SurvivingScouting.org

How a Supreme Court Ruling Could Affect a Case Involving Police Abuse of Youth
Date Shared: July 14th, 2024
Date Released: July 13th, 2024

Excerpt


Another court must now decide how the landmark ruling will impact the Boy Scouts abuse settlement, which involves victims of police sexual abuse.

Scouting America, formerly the Boy Scouts of America, was one of the organizations closely watching the court’s decision.

In 2020, the Boy Scouts of America filed for Chapter 11 bankruptcy and later agreed to a nearly $2.5 billion settlement to compensate more than 82,000 victims of alleged sexual abuse. A central part of the reorganization plan shielded local councils, schools and churches that hosted or ran its programming from future lawsuits alleging harm.

In an amicus brief supporting Purdue Pharma’s position, the nonprofit Scouting organization argued that the release of these parties from liability — without the consent of everyone suing them — is essential to its reorganization. Scouting America also says it is too far along in its settlement process to make major revisions. The majority of claimants agreed to the settlement plan, while a small percentage appealed it, saying it stops them from pursuing lawsuits against the parties that aren’t bankrupt.

Unlike Purdue Pharma, though, the Scouts are a nonprofit organization. Whereas the Sackler family heavily profited from the company, the same is not true for all parties that have volunteered for or hosted Scouts programming. And while Purdue’s settlement plan has been on hold pending the court’s ruling, the Scouts have already begun paying some of its settlements.

But there were parties on the Scouts’ release list that surprised me: police departments.

In May, my colleagues and I reported on the Scouts’ troubled law enforcement Explorer program. Created by the Scouts decades ago to allow more girls in its programming, Explorers is a co-ed mentorship program run by police departments across the country. We identified nearly 200 allegations that law enforcement officers — mostly male — sexually abused or engaged in inappropriate behavior with participants. The majority of the victims were teenage girls, some as young as 13 years old.

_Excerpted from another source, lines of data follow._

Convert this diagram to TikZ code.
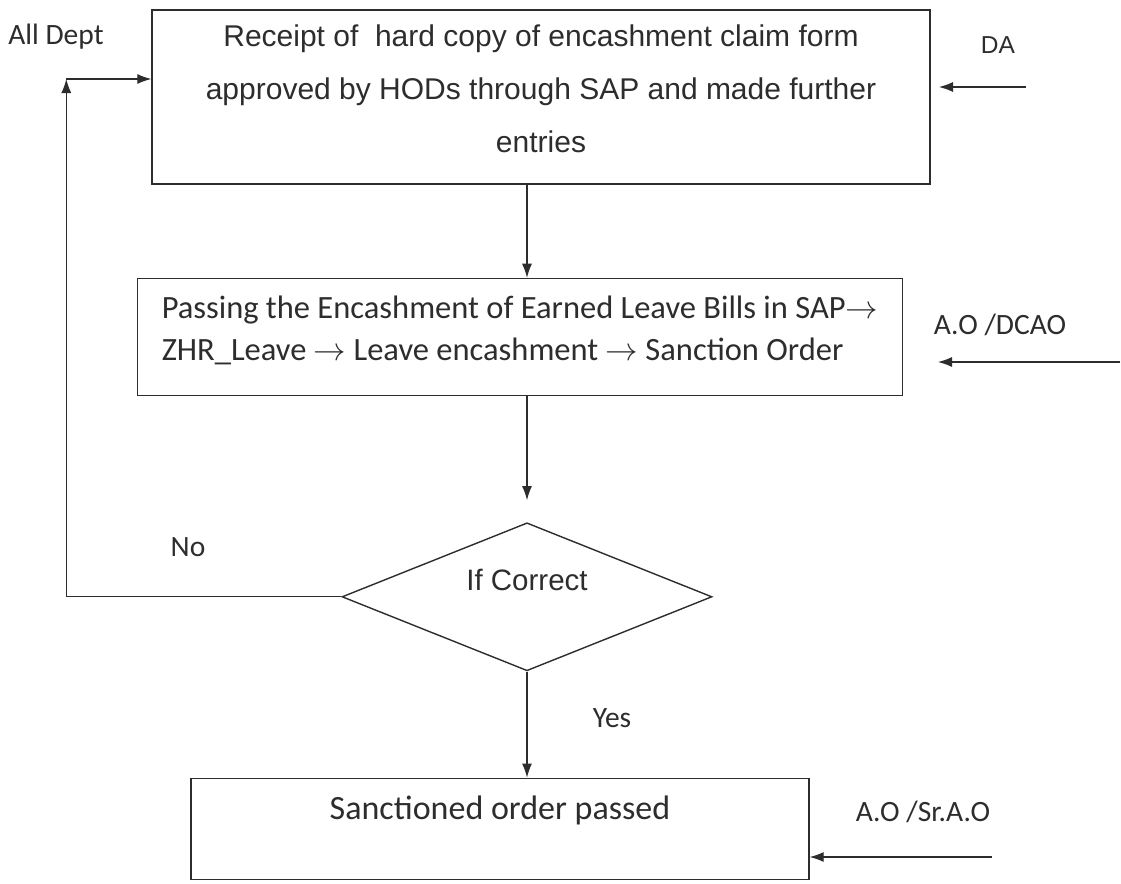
\RequirePackage{fix-cm}
\documentclass[tikz,border=0pt]{standalone}
\usepackage{fontspec}
\setmainfont{Liberation Sans}
\newfontfamily\calfont{Carlito}
\usepackage{tikz}
\usetikzlibrary{calc, shapes.geometric, arrows.meta, positioning}
\definecolor{ink}{RGB}{45, 45, 45}
\definecolor{paper}{RGB}{255, 255, 255}

\begin{document}
\begin{tikzpicture}[
    font=\fontsize{30}{53}\selectfont,
    text=ink,
    block/.style={rectangle, draw=ink, line width=1.4pt, fill=paper, inner sep=0pt},
    decision/.style={diamond, draw=ink, line width=1.4pt, fill=paper, inner sep=0pt, minimum width=370pt, minimum height=148pt},
    lbl/.style={inner sep=0pt, font=\calfont\fontsize{29.5}{34}\selectfont},
    line/.style={draw=ink, line width=1.1pt, -{Latex[length=14pt, width=10pt]}}
]
    \fill[paper] (0,0) rectangle (1121pt,-883pt);
    \useasboundingbox (0,0) rectangle (1121pt,-883pt);

    \node [block, minimum width=778pt, minimum height=174pt, align=center] (rcpt) at (541pt,-97pt)
        {\raisebox{8pt}[\height][\depth]{\parbox{760pt}{\centering Receipt of \ hard copy of encashment claim form\\
        approved by HODs through SAP and made further\\ entries}}};
    \node [block, below=93pt of rcpt, xshift=-21pt, minimum width=765pt, minimum height=117pt,
        font=\calfont\fontsize{32.5}{42}\selectfont] (pass)
        {\raisebox{6pt}[\height][\depth]{\begin{tabular}{@{}l@{}}
        Passing the Encashment of Earned Leave Bills in SAP$\rightarrow$\\
        ZHR\_Leave $\rightarrow$ Leave encashment $\rightarrow$ Sanction Order\end{tabular}}};
    \node [decision, below=126pt of pass, xshift=7pt, font=\fontsize{29.5}{34}\selectfont] (dec)
        {\raisebox{17pt}[\height][\depth]{If Correct}};
    \node [block, below=106pt of dec, xshift=-27pt, minimum width=618pt, minimum height=101pt,
        font=\calfont\fontsize{34}{40}\selectfont] (sanc)
        {\raisebox{18pt}[\height][\depth]{Sanctioned order passed}};

    % side labels
    \node [lbl] (alldept) at (56pt,-37pt) {All Dept};
    \node [inner sep=0pt, font=\fontsize{24.5}{30}\selectfont] (da) at (998pt,-45pt) {DA};
    \node [lbl] (aodcao) at (1000pt,-325pt) {A.O /DCAO};
    \node [lbl] (aosrao) at (923pt,-812pt) {A.O /Sr.A.O};
    \node [lbl] (no) at (188pt,-547pt) {No};
    \node [lbl] (yes) at (612pt,-718pt) {Yes};

    \coordinate (ret) at ($(rcpt.west)+(-85pt,18pt)$);
    \coordinate (daSrc) at (1026pt,-87pt);
    \coordinate (daTip) at (939pt,-87pt);
    \coordinate (dcSrc) at (1120pt,-362pt);
    \coordinate (dcTip) at (938pt,-362pt);
    \coordinate (srSrc) at (992pt,-857pt);

    \path [line] (rcpt.south -| dec.north) -- (pass.north -| dec.north);
    \path [line, shorten >=22pt] (pass.south -| dec.north) -- (dec.north);
    \path [line] (dec.south) -- (dec.south |- sanc.north);
    \draw [line] (dec.west) -| (ret);
    \draw [line] (ret) -- (ret -| rcpt.west);
    \draw [line] (daSrc) -- (daTip);
    \draw [line] (dcSrc) -- (dcTip);
    \draw [line] (srSrc) -- (srSrc -| sanc.east);

\end{tikzpicture}
\end{document}
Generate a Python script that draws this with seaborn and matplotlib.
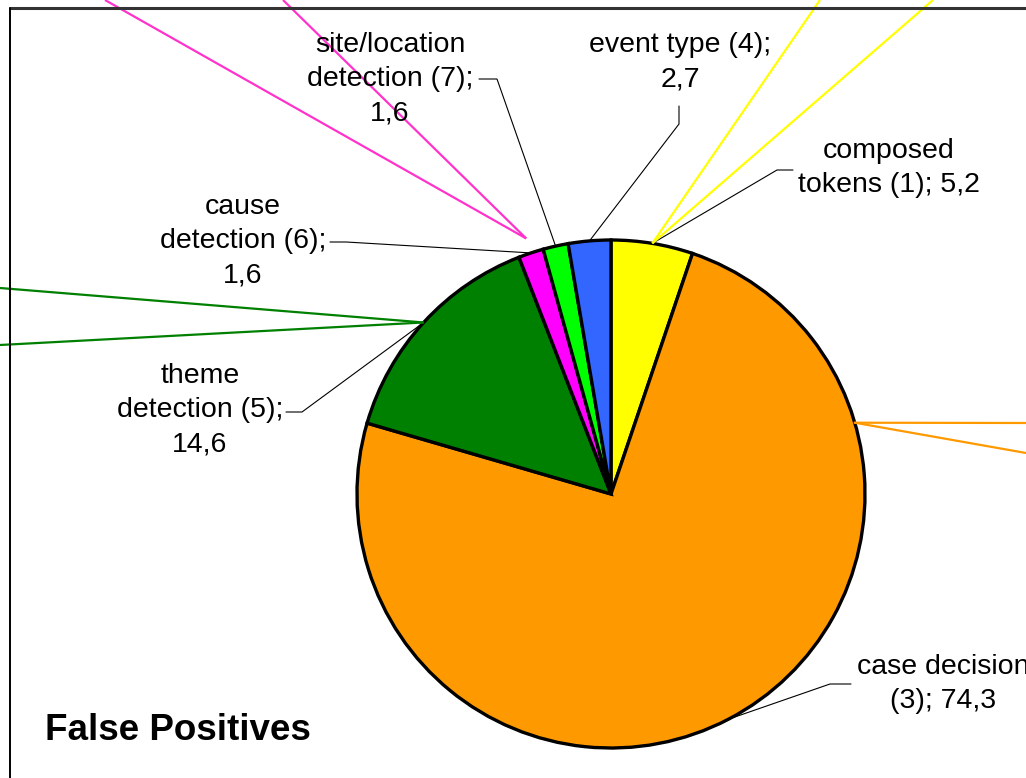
import numpy as np
import matplotlib
matplotlib.use("Agg")
import matplotlib.pyplot as plt
import seaborn as sns

# Error categories of the false positives and their shares (%)
categories = ["composed tokens (1)", "case decision (3)", "theme detection (5)",
              "cause detection (6)", "site/location detection (7)", "event type (4)"]
shares = [5.2, 74.3, 14.6, 1.6, 1.6, 2.7]
share_labels = ["5,2", "74,3", "14,6", "1,6", "1,6", "2,7"]
colors = ["#FFFF00", "#FF9900", "#008000", "#FF00FF", "#00FF00", "#3366FF"]

sns.set_theme(style="white")
plt.rcParams["font.family"] = ["Liberation Sans", "DejaVu Sans"]

W, H = 1026, 778
fig = plt.figure(figsize=(W / 100, H / 100), dpi=100)
ax = fig.add_axes([0, 0, 1, 1])

cx, cy, R = 611, H - 494, 254
ax.pie(shares, colors=colors, startangle=90, counterclock=False,
       center=(cx, cy), radius=R,
       wedgeprops=dict(edgecolor="black", linewidth=2.4))
ax.set_xlim(0, W)
ax.set_ylim(0, H)
ax.set_aspect("equal")
ax.axis("off")

# angle (degrees, math convention) at the middle of every wedge
cum = np.cumsum(shares)
mids = cum - np.array(shares) / 2
mid_angles = 90 - 360 * mids / sum(shares)


def rim(i, scale=1.0):
    a = np.deg2rad(mid_angles[i])
    return cx + scale * R * np.cos(a), cy + scale * R * np.sin(a)


label_text = [
    "composed\ntokens (1); " + share_labels[0],
    "case decision\n(3); " + share_labels[1],
    "theme\ndetection (5);\n" + share_labels[2],
    "cause\ndetection (6);\n" + share_labels[3],
    "site/location\ndetection (7);\n" + share_labels[4],
    "event type (4);\n" + share_labels[5],
]
# label placement: text centre (x, y from top) and the two leader-line points
label_layout = [
    ((889, 168), (793, 170), (777, 170)),
    ((943, 684), (851, 684), (830, 684)),
    ((200, 410), (286, 412), (302, 412)),
    ((243, 241), (330, 242), (346, 242)),
    ((390, 79), (479, 79), (497, 79)),
    ((680, 62), (679, 106), (679, 124)),
]
for i, ((tx, ty), p0, p1) in enumerate(label_layout):
    ax.text(tx, H - ty, label_text[i], ha="center", va="center",
            fontsize=20.5, linespacing=1.42, color="black")
    ex, ey = rim(i)
    ax.plot([p0[0], p1[0], ex], [H - p0[1], H - p1[1], ey],
            color="black", lw=0.8, solid_joinstyle="miter")

# long coloured callout lines running off the frame
callouts = [
    (3, 1.06, [(105, 0), (283, 0)], "#FF33CC"),
    (0, 1.0, [(820, 0), (933, 0)], "#FFFF00"),
    (2, 1.0, [(0, 288), (0, 345)], "#008000"),
]
for i, sc, ends, col in callouts:
    ox, oy = rim(i, sc)
    for ex, ey in ends:
        ax.plot([ox, ex], [oy, H - ey], color=col, lw=1.6, solid_capstyle="butt")
orange_origin = (cx + R * np.sin(np.deg2rad(73.7)), cy + R * np.cos(np.deg2rad(73.7)))
for ex, ey in [(1026, 423), (1026, 453)]:
    ax.plot([orange_origin[0], ex], [orange_origin[1], H - ey],
            color="#FF9900", lw=1.6)

# chart frame (top and left edges visible)
ax.plot([10, W + 5], [H - 8, H - 8], color="#333333", lw=2.2)
ax.plot([10, 10], [H - 8, -5], color="black", lw=1.4)

ax.text(45, H - 731, "False Positives", ha="left", va="center",
        fontsize=26.5, fontweight="bold", color="black")

fig.savefig("out.png", dpi=100)
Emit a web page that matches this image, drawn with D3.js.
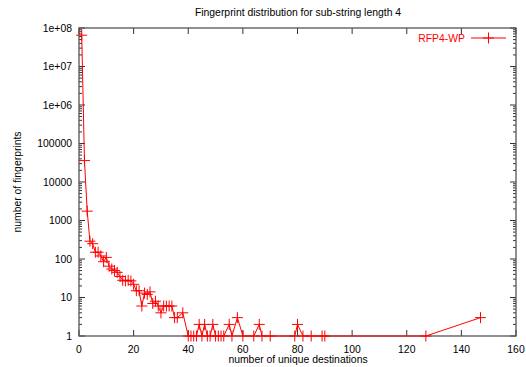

It’s now up to the U.S. Third Circuit Court of Appeals to decide if and how the Supreme Court’s decision applies to Scouting America.

“Right now, litigation against police departments is not possible because the Boy Scouts’ plan is still in place and is going forward until the appellate court rules otherwise,” says Gilion Dumas, an attorney who represents victims alleging abuse who appealed the Scouts settlement plan. “We believe the court will overturn the BSA plan, making litigation against police departments possible.”

She says a continuation of the current Scouting America plan would be “grossly unfair” to victims.

Some attorneys are also eyeing how the ruling might affect the use of a controversial legal process known as the Texas Two-Step.

As Reuters explains: “It involves splitting a company in two, dumping the legal liability into one of the entities, and then putting that new firm into bankruptcy. Companies love it. Plaintiffs’ attorneys hate it. Judges so far seem split on it.”

The process in and of itself is legal, but it raises some of the same issues of consent for plaintiffs found in the Scouting and Purdue cases.